WHAT THE TASK REQUIRES. Among the entries, which lines carry the string "this"? Copy each of them.

MATERIAL.
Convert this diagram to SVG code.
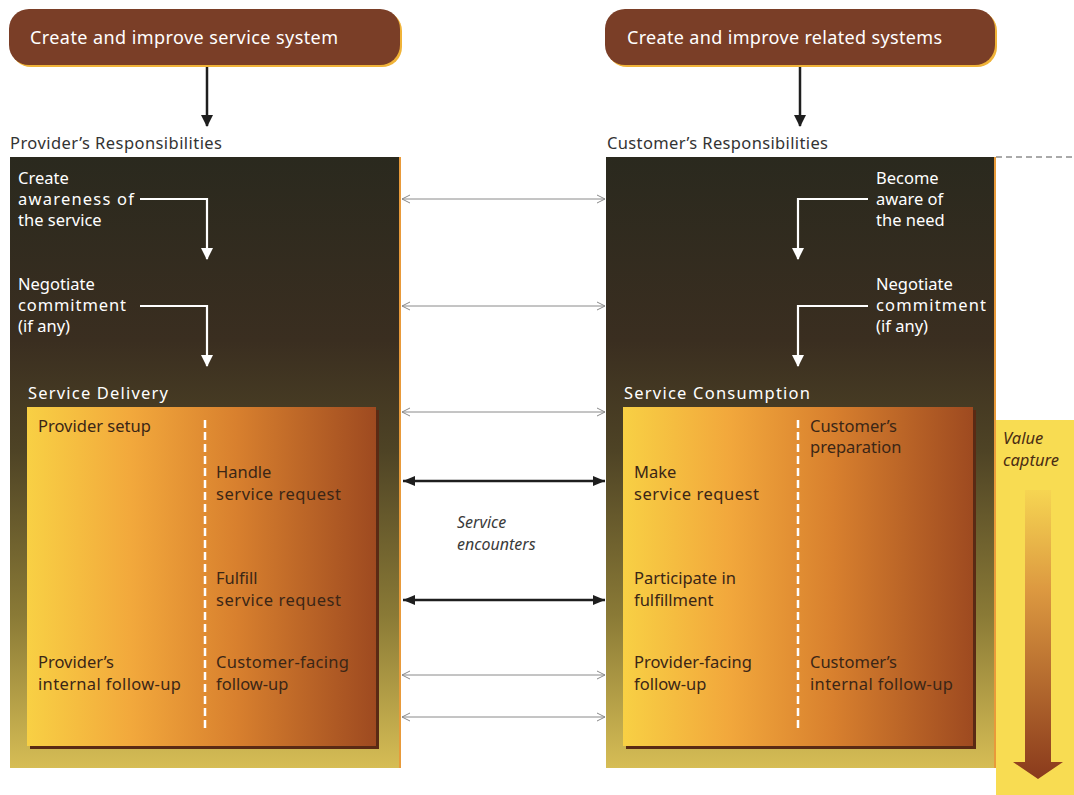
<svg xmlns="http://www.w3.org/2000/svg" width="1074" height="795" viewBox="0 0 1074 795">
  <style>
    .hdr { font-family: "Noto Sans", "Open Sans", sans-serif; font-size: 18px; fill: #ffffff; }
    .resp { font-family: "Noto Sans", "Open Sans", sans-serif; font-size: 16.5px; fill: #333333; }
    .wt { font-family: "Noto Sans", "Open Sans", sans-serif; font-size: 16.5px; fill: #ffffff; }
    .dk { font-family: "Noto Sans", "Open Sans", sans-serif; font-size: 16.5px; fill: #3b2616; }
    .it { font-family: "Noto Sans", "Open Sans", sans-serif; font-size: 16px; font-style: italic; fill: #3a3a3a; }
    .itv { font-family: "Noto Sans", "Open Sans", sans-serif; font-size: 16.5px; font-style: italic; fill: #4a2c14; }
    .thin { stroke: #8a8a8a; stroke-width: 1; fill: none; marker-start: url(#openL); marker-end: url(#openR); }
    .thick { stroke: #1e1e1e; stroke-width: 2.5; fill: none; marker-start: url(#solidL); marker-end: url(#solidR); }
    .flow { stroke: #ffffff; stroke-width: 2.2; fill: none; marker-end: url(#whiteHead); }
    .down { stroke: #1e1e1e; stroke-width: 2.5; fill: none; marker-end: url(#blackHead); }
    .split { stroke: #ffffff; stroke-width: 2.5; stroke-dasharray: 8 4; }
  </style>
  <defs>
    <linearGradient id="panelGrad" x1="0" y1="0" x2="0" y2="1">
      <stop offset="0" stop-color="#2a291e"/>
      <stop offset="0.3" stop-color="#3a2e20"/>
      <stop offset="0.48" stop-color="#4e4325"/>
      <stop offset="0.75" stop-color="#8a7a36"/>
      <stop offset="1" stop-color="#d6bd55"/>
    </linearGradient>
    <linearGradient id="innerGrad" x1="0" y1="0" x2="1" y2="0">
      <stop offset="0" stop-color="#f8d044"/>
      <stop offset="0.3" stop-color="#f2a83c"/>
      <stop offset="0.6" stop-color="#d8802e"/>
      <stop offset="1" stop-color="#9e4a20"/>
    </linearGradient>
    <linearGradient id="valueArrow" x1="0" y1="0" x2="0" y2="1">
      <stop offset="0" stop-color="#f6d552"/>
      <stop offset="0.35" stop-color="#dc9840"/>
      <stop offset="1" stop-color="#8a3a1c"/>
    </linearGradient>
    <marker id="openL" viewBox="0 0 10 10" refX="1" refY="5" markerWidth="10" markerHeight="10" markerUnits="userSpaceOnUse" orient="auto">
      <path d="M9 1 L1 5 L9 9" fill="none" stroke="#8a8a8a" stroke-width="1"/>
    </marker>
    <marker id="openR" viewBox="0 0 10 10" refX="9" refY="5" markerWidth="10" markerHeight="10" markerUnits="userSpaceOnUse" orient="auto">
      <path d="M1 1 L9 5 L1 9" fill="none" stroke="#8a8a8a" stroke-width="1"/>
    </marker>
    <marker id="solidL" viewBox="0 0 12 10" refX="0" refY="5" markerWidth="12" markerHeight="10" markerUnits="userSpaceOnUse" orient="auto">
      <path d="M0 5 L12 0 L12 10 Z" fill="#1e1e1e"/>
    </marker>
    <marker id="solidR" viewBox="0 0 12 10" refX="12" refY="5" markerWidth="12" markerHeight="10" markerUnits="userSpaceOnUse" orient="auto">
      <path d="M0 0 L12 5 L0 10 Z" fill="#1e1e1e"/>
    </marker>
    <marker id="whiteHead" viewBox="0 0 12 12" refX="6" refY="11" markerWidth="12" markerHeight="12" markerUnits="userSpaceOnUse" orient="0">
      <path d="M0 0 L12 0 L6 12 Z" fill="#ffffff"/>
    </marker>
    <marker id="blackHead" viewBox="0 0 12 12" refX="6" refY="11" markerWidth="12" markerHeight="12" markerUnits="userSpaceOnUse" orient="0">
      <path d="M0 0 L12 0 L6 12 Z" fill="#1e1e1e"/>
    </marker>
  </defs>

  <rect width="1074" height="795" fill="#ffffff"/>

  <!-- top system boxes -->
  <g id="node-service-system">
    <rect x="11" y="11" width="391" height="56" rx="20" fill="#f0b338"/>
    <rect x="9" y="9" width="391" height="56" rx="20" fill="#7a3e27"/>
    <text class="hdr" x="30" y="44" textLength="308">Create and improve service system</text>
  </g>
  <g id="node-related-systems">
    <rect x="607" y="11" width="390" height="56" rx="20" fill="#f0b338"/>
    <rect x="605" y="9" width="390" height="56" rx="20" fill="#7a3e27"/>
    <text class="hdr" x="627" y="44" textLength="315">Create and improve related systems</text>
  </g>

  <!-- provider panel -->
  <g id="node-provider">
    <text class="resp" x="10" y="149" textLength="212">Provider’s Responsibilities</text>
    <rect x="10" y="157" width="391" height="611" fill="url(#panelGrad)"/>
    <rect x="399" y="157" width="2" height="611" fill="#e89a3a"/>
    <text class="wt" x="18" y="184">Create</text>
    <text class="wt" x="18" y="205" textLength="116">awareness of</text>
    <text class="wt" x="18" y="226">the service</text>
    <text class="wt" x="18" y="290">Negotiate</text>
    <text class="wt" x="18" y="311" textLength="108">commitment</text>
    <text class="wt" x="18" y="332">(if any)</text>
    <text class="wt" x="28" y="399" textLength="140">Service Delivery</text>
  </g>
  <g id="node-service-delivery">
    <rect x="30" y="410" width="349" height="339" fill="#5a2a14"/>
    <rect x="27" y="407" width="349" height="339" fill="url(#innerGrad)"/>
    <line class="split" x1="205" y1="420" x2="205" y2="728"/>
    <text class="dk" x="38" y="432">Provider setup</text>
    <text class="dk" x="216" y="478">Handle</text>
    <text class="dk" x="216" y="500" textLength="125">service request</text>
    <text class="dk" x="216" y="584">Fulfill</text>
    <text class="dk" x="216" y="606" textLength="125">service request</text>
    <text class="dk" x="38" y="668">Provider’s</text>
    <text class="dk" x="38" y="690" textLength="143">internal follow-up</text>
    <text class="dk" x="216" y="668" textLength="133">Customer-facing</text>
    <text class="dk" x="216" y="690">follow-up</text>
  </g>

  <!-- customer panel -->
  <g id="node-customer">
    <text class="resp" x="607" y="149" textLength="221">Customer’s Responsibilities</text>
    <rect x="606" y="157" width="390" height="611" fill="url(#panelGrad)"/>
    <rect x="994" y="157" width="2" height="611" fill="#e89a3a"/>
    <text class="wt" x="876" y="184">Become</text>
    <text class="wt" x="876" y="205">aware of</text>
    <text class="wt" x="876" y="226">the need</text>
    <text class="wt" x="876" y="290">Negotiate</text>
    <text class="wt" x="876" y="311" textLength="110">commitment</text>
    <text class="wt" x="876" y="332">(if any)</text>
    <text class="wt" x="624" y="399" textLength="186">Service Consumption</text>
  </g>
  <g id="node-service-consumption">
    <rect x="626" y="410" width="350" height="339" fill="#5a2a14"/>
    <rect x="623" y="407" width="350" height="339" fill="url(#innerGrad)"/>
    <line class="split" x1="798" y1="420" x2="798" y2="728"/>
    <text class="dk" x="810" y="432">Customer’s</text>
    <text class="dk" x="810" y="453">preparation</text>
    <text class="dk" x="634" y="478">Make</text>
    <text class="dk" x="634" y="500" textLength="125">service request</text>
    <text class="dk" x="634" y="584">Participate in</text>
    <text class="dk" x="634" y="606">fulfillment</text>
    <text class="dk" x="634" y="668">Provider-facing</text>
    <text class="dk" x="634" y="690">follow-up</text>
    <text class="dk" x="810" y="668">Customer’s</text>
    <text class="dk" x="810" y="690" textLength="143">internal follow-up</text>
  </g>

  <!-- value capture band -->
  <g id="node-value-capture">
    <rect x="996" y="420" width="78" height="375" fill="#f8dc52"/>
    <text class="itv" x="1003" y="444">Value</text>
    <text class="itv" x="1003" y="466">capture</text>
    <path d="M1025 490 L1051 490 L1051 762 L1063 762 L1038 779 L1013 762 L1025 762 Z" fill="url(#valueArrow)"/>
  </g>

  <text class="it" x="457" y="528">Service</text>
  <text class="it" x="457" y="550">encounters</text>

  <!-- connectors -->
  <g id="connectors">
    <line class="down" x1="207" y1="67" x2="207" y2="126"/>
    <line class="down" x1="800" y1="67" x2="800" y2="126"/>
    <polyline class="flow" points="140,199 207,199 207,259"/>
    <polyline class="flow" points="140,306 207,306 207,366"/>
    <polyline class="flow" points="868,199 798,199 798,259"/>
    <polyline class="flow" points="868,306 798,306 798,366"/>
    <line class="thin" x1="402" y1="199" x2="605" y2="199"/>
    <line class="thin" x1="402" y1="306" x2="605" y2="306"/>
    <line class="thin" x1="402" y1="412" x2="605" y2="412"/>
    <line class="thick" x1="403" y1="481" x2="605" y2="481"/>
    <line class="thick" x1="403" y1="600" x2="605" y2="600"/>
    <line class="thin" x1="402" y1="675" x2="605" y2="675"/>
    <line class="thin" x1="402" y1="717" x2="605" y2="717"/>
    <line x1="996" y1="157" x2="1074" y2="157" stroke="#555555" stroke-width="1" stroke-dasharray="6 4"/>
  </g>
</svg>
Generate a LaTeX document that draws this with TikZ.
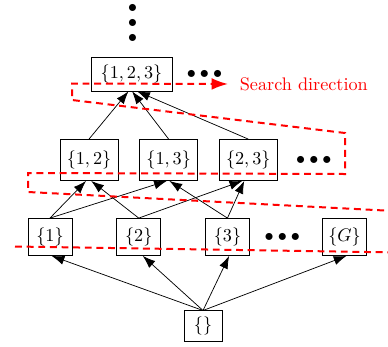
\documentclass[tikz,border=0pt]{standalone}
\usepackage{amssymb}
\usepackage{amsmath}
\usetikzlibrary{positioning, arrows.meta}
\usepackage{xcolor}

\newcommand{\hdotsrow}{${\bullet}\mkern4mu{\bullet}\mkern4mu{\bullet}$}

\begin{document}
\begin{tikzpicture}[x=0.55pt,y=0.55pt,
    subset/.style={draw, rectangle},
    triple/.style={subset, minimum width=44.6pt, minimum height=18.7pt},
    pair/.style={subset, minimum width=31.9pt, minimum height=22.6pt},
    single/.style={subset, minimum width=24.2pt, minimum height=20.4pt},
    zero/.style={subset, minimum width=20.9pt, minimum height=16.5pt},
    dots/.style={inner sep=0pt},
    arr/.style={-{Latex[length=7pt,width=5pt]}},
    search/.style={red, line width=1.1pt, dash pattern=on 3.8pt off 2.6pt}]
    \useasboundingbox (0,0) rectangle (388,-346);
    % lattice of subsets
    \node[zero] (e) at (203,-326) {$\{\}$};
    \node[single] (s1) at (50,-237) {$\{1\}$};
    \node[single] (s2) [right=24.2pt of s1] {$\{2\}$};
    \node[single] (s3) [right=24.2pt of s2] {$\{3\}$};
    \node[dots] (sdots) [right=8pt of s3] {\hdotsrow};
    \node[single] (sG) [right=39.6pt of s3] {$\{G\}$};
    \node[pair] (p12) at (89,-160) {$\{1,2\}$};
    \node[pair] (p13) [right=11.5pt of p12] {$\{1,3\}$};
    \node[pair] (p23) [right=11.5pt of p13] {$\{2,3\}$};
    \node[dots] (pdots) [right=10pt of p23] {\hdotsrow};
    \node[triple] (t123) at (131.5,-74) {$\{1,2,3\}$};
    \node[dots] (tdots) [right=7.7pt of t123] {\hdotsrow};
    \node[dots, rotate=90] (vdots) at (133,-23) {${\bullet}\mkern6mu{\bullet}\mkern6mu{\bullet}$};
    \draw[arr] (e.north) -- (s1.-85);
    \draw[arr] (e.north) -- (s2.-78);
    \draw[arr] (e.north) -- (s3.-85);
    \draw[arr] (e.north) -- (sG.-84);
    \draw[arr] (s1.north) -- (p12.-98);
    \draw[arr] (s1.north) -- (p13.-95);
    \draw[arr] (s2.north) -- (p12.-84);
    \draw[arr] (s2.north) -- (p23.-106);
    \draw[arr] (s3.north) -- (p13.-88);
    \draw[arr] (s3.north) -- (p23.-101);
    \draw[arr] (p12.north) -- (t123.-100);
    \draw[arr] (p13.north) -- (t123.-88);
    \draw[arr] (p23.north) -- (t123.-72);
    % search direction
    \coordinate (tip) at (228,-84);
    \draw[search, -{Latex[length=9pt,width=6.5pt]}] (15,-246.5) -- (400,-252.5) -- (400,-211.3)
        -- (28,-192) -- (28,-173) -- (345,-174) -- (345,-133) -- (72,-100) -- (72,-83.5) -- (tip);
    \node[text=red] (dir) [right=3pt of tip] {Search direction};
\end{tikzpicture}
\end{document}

TASK RESULT.
Convert this diagram to SVG code.
Generate a LaTeX document that draws this with TikZ.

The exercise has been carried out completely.